Waiting (still) for wait-time guarantees

Long wait times are the biggest impediment to health care, according to a new report by Statistics Canada.

In 2005, the median waiting time for specialized services came in at three to four weeks, remaining the same since 2003. People usually received medical care within three months.

The Stats Can study surveyed about 33,500 people, age 15 and over. Specialized services included receiving a diagnostic test, seeing a specialist or undergoing non-emergency surgery.

“There’s good news and bad news in those numbers,” said Sharon Sholzberg-Gray, president and CEO of the Canadian Healthcare Association. “In some ways it’s reassuring to hear that 80 per cent of people are getting access to services within three months but the bad news is that anywhere up to 20 per cent are not.”

The report indicated that finding a doctor was not necessarily the largest barrier to health care so much as waiting to see one. While the majority of respondents receiving a specialized service did not report having difficulties, 68 per cent of those who did said waiting was the problem. Thirty two per cent said they had trouble making an appointment.

Waiting for a speialist had more of an impact on people’s lives than waiting for non-emergency surgery, the findings indicated. Approximately 18 per cent of individuals who visited a specialist reported that waiting for the visit affected their life compared to 11 and 12 per cent for non-emergency surgery and diagnostic tests respectively. People said they experienced worry, stress, anxiety and even physical pain while they waited.

This comes at a time when some media are reporting that Prime Minister Stephen Harper’s vow to reduce wait times has “vanished” from his government’s priorities list.

According to a report in the Canadian Press, Harper recently penned a column in conservative journal Report Magazine which summarized his minority government’s achievements since bringing down its first budget in May.

“It’s been quite a ride ever since, with progress being made on all of our five priorities – from cleaning up the federal government, to cutting taxes, cracking down on crime, supporting families and strengthening our country at home and around the world,” writes Prime Minister Harper.

Media reports have been quick to point out that “strengthening the country” has seemingly replaced the previously touted fifth priority of “working with the provinces to establish a Patient Wait Times guarantee” mentioned during last winter’s election campaign and in the April throne speech outlining the Conservative government’s agenda.

A spokesman for Harper denied the wait-times guarantee has been dropped from the government’s agenda. “Certainly the wait-times guarantee remains in our priorities,” Stephane Rondeau told the Canadian Press.
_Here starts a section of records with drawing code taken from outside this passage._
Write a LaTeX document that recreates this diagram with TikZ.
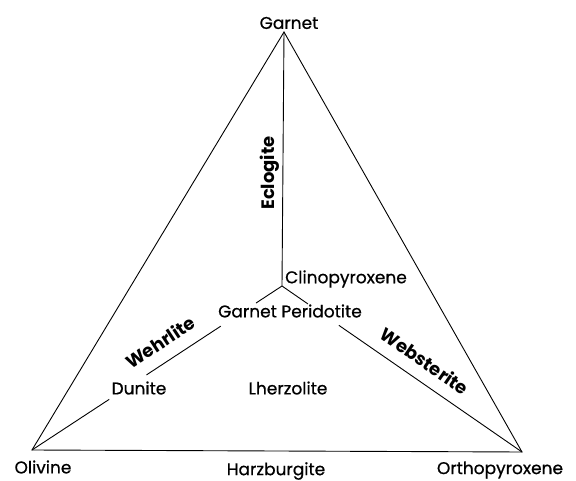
\documentclass[tikz,border=0pt]{standalone}
\usepackage{fontspec}
\setmainfont{Poppins}
\newfontfamily\lblfont{Poppins}[FakeBold=0.7]
\usetikzlibrary{calc}
\begin{document}
\begin{tikzpicture}[x=1pt,y=-1pt,
  edge/.style={line width=0.9pt,black},
  lbl/.style={inner sep=0pt,font=\lblfont\fontsize{17}{19}\selectfont},
  blbl/.style={inner sep=0pt,font=\fontsize{18}{20}\selectfont\bfseries}]
\useasboundingbox (0,0) rectangle (576,481);
\coordinate (gt) at (284,32);
\coordinate (ol) at (32,450);
\coordinate (op) at (522,452);
\coordinate (c) at (282,286);
% gaps on inner lines
\coordinate (l1) at ($(c)!0.104!(ol)$);
\coordinate (l2) at ($(c)!0.245!(ol)$);
\coordinate (l3) at ($(c)!0.542!(ol)$);
\coordinate (l4) at ($(c)!0.691!(ol)$);
\coordinate (r1) at ($(c)!0.108!(op)$);
\coordinate (r2) at ($(c)!0.237!(op)$);
\draw[edge] (gt) -- (ol) -- (op) -- cycle;
\draw[edge] (gt) -- (c);
\draw[edge] (c) -- (l1) (l2) -- (l3) (l4) -- (ol);
\draw[edge] (c) -- (r1) (r2) -- (op);
% labels
\node[lbl] (ngt) at (289,23) {Garnet};
\node[lbl] (nol) at (43,467) {Olivine};
\node[lbl] (nop) at (500,470) {Orthopyroxene};
\node[lbl] (nhz) at (276,471) {Harzburgite};
\node[lbl] (nlh) at (288,388) {Lherzolite};
\node[lbl] (ndu) at (139,388) {Dunite};
\node[lbl] (ngp) at (290,311) {Garnet Peridotite};
\node[lbl,anchor=west] (ncp) at (285,279) {Clinopyroxene};
\node[blbl,rotate=90] (nec) at (270,173) {Eclogite};
\node[blbl,rotate=33.4] (nwe) at (160,342) {Wehrlite};
\node[blbl,rotate=-34.6] (nws) at (425,361) {Websterite};
\end{tikzpicture}
\end{document}
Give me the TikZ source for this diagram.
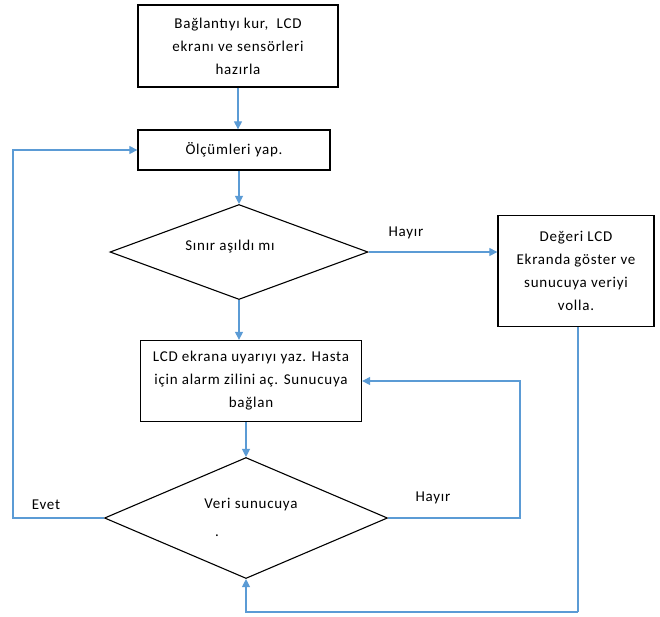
\documentclass[tikz,border=0pt]{standalone}
\usepackage{fontspec}
\setmainfont[LetterSpace=5]{Carlito}
\usetikzlibrary{shapes.geometric,arrows.meta}
\definecolor{flowblue}{HTML}{5B9BD5}
\begin{document}
\begin{tikzpicture}[x=1pt,y=-1pt,
  box/.style={draw,line width=1.3pt,align=center,inner sep=0pt},
  decision/.style={draw,diamond,line width=1.1pt,inner sep=0pt},
  flow/.style={draw,flowblue,line width=1.1pt,-{Triangle[length=8pt,width=8pt]}},
  line/.style={draw,flowblue,line width=1.1pt},
  font=\fontsize{15}{23}\selectfont]
\useasboundingbox (0,0) rectangle (660,616);

\node[box,minimum width=200pt,minimum height=82pt] (setup) at (238,46) {Bağlantıyı kur,\ \ LCD\\ ekranı ve sensörleri\\ hazırla};
\node[box,minimum width=192pt,minimum height=40pt] (measure) at (234,150) {Ölçümleri yap.};
\node[decision,minimum width=258pt,minimum height=95pt] (limit) at (239,252) {};
\node (limittext) at (230,247) {Sınır aşıldı mı};
\node[box,minimum width=156pt,minimum height=111pt] (show) at (576,271) {Değeri LCD\\ Ekranda göster ve\\ sunucuya veriyi\\ volla.};
\node[box,minimum width=221pt,minimum height=81pt] (alarm) at (251,381) {LCD ekrana uyarıyı yaz. Hasta\\ için alarm zilini aç. Sunucuya\\ bağlan};
\node[decision,minimum width=283pt,minimum height=121pt] (sent) at (246,518) {};
\node (senttext) at (251,505) {Veri sunucuya};
\node (dot) at (217,536) {.};

\node (hayir1) at (406,233) {Hayır};
\node (evet) at (46,505) {Evet};
\node (hayir2) at (433,498) {Hayır};

\coordinate (evetturn) at (13,518);
\coordinate (retryturn) at (520,518);
\coordinate (showturn) at (578,612);

\path[flow] (setup.south) -- (setup.south |- measure.north);
\path[flow] (limit.north |- measure.south) -- (limit.north);
\path[flow] (limit.south) -- (limit.south |- alarm.north);
\path[flow] (limit.east) -- (limit.east -| show.west);
\path[flow] (sent.north |- alarm.south) -- (sent.north);

\path[flow] (sent.west) -- (evetturn) |- (measure.west);
\path[flow] (sent.east) -- (retryturn) |- (alarm.east);
\path[line] (showturn |- show.south) -- (showturn);
\path[flow] (showturn) -| (sent.south);
\end{tikzpicture}
\end{document}
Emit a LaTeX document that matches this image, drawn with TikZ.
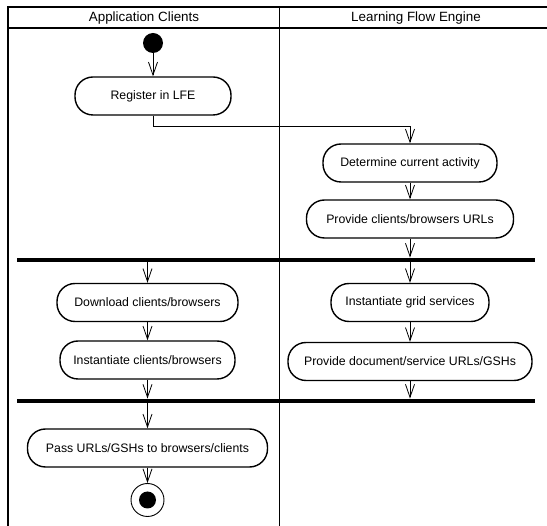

The wait-times guarantee was meant to ensure that patients received medical treatment by specified deadlines. Under the measure, provinces would foot the bill to send patients out of province, if timely care was not available.

Harper never offered to give provinces additional federal money, suggesting they had sufficient funding through a $42-billion, ten-year deal struck with Paul Martin in 2004.

But a provincial official has said chances are ‘nil’ that wait-time guarantees will ever become a reality without federal funding.

“You cannot pretend there are not extraordinary additional costs associated with it (guaranteed wait-times),” Ontario Health Minister George Smitherman said in an interview.

Liberal leadership hopeful Bob Rae has accused Harper of dropping the promise deliberately “because their real agenda is to drive the provinces to establishing two tiers.”

And in a cross country check up with provinces and territories, Canada’s Association for the Fifty-Plus (CARP) found that wait times are being addressed by governments each in their own way.

“Although progress can be measured with their current strategies, they agree that there is still a long way to go to meet their goals,” says Judy Cutler, co-director of media and government relations for CARP.